STATED TASK: Quote the data exactly, first line to the line containing "0.32, -0.32, -1.52]", with no pictures.

-- -- --

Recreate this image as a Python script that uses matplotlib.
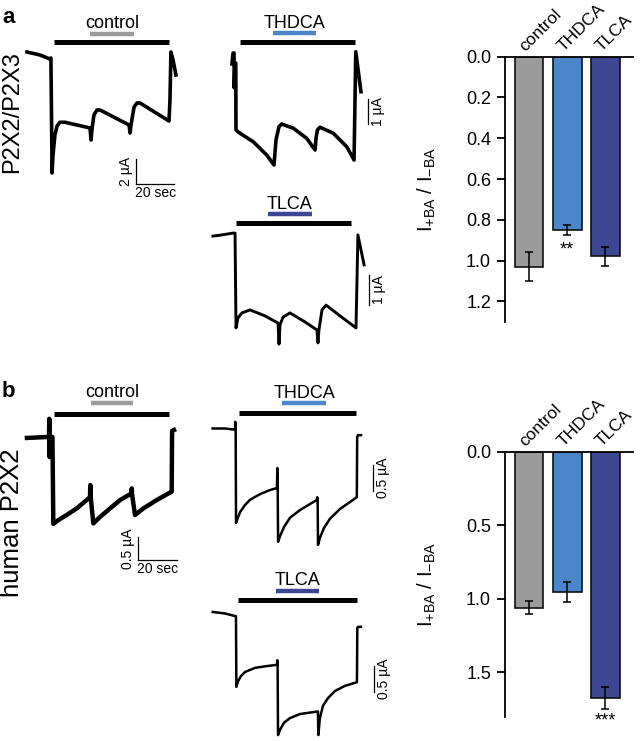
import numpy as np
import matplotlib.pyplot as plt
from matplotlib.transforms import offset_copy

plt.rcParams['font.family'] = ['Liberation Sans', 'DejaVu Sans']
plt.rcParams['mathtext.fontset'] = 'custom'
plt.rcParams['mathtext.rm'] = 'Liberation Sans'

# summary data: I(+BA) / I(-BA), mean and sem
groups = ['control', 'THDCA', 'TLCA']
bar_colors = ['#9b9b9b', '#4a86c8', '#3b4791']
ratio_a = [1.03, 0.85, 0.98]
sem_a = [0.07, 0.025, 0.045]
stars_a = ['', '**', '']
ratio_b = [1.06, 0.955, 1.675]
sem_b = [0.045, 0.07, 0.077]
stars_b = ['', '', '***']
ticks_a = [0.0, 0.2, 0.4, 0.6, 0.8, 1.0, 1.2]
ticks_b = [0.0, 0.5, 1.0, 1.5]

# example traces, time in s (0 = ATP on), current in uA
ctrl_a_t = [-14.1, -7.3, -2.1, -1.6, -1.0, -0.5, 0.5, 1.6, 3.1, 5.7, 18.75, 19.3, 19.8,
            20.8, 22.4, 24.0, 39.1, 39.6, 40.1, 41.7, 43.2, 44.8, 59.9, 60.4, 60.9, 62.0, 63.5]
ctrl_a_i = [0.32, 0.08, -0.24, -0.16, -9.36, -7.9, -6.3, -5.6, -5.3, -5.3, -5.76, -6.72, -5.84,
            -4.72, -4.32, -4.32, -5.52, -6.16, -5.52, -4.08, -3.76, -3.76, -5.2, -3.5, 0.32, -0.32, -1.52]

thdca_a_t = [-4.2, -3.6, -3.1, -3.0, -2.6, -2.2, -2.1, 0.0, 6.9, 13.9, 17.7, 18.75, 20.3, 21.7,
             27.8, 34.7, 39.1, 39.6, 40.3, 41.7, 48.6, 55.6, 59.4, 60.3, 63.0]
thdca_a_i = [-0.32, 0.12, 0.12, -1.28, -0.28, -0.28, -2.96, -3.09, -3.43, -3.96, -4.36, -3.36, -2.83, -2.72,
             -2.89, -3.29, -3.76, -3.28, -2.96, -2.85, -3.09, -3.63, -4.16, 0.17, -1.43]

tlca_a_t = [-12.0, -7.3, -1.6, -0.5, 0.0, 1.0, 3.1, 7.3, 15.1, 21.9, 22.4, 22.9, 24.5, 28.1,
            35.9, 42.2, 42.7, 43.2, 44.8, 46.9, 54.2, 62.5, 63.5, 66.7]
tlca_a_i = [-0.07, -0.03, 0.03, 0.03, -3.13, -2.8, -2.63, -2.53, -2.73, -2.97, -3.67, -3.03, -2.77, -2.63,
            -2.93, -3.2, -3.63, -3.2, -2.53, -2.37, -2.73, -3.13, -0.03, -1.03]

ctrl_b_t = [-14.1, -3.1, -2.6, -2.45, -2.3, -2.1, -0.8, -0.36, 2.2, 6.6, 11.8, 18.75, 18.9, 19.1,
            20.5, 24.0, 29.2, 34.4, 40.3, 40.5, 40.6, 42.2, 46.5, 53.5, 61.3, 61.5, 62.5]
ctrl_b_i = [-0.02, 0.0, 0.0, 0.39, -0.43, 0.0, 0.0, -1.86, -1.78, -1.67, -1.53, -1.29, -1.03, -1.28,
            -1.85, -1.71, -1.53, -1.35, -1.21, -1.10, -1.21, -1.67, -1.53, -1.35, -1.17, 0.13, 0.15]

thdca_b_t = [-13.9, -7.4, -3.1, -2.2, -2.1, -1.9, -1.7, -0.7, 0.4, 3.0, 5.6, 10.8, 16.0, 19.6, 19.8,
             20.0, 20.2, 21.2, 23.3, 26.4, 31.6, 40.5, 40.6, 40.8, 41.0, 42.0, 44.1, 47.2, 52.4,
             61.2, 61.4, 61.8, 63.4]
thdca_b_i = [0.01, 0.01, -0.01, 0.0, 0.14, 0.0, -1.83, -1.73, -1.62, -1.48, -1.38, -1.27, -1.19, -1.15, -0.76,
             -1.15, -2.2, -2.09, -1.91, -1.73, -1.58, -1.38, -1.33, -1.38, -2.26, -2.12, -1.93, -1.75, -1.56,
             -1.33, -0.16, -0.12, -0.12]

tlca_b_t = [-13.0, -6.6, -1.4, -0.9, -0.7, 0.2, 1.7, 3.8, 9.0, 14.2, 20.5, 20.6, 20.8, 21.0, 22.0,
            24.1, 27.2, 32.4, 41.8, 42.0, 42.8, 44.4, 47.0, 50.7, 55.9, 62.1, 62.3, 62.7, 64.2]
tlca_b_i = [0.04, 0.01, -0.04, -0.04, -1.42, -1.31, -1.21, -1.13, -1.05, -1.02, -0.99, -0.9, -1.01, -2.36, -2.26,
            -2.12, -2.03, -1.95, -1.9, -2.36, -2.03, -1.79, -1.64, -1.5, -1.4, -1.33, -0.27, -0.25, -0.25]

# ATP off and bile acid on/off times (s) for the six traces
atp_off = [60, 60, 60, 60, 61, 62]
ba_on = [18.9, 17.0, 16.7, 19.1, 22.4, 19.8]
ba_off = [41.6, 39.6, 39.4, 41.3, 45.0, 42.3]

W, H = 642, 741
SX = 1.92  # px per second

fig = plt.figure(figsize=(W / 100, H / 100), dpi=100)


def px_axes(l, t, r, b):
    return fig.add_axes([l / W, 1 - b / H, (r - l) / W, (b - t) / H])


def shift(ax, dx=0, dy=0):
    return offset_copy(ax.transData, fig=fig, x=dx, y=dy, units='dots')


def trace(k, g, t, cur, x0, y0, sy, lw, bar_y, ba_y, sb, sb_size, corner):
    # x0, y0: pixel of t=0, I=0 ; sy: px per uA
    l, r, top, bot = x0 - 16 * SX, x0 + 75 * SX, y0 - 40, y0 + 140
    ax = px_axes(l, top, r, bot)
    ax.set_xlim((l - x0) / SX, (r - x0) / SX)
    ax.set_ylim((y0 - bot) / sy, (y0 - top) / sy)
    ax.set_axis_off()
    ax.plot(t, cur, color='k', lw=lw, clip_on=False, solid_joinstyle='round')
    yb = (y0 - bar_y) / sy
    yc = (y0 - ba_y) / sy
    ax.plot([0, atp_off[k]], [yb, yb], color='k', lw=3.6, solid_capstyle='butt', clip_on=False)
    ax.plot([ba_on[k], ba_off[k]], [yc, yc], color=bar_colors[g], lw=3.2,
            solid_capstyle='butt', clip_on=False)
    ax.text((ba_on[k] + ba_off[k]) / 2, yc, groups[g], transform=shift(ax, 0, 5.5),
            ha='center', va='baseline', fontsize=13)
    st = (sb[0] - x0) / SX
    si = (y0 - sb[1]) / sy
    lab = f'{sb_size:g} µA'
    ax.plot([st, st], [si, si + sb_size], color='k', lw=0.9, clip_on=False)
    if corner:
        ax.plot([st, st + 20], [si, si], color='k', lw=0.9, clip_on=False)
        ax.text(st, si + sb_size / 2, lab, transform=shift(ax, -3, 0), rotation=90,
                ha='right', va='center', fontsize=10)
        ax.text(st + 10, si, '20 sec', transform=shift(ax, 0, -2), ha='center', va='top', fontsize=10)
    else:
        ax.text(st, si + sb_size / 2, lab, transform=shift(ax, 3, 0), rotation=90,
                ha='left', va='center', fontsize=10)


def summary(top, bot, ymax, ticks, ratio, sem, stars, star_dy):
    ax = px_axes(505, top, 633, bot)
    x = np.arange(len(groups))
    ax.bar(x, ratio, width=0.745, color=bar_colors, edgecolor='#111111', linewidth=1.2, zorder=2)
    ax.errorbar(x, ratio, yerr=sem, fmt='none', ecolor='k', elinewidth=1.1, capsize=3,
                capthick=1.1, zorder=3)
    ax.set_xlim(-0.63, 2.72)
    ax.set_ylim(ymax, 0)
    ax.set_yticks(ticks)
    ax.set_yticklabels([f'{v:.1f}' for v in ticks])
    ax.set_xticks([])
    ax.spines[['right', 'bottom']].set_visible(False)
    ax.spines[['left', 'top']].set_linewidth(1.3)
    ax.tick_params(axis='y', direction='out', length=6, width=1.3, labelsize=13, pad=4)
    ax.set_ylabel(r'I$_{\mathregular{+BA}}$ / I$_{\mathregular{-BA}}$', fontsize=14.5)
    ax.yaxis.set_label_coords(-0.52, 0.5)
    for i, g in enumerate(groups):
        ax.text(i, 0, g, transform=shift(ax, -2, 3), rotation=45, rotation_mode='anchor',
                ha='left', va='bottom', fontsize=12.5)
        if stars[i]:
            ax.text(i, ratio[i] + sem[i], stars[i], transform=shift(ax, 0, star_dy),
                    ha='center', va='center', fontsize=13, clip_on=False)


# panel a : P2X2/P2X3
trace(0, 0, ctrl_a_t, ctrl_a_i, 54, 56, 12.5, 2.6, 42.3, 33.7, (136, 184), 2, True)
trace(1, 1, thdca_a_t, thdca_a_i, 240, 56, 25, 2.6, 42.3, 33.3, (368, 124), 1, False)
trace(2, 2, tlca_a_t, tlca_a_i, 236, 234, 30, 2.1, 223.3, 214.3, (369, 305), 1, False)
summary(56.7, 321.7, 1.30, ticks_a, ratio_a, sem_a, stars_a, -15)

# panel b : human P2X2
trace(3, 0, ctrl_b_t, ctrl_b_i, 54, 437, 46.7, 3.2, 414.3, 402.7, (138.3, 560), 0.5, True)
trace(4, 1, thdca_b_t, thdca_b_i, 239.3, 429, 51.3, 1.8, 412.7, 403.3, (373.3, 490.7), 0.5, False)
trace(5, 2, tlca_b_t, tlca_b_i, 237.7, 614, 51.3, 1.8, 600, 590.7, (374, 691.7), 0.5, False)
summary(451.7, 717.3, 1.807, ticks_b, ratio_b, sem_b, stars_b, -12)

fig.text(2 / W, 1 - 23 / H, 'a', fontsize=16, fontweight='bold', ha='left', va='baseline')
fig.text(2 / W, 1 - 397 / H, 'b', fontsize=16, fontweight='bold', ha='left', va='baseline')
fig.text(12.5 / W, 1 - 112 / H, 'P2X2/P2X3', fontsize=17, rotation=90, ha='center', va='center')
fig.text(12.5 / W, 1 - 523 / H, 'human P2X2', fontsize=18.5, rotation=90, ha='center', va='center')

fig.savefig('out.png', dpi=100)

-- -- --

OUTPUT OF THE TASK:
Recreate this image as a Python script that uses matplotlib.
import numpy as np
import matplotlib.pyplot as plt
from matplotlib.transforms import offset_copy

plt.rcParams['font.family'] = ['Liberation Sans', 'DejaVu Sans']
plt.rcParams['mathtext.fontset'] = 'custom'
plt.rcParams['mathtext.rm'] = 'Liberation Sans'

# summary data: I(+BA) / I(-BA), mean and sem
groups = ['control', 'THDCA', 'TLCA']
bar_colors = ['#9b9b9b', '#4a86c8', '#3b4791']
ratio_a = [1.03, 0.85, 0.98]
sem_a = [0.07, 0.025, 0.045]
stars_a = ['', '**', '']
ratio_b = [1.06, 0.955, 1.675]
sem_b = [0.045, 0.07, 0.077]
stars_b = ['', '', '***']
ticks_a = [0.0, 0.2, 0.4, 0.6, 0.8, 1.0, 1.2]
ticks_b = [0.0, 0.5, 1.0, 1.5]

# example traces, time in s (0 = ATP on), current in uA
ctrl_a_t = [-14.1, -7.3, -2.1, -1.6, -1.0, -0.5, 0.5, 1.6, 3.1, 5.7, 18.75, 19.3, 19.8,
            20.8, 22.4, 24.0, 39.1, 39.6, 40.1, 41.7, 43.2, 44.8, 59.9, 60.4, 60.9, 62.0, 63.5]
ctrl_a_i = [0.32, 0.08, -0.24, -0.16, -9.36, -7.9, -6.3, -5.6, -5.3, -5.3, -5.76, -6.72, -5.84,
            -4.72, -4.32, -4.32, -5.52, -6.16, -5.52, -4.08, -3.76, -3.76, -5.2, -3.5, 0.32, -0.32, -1.52]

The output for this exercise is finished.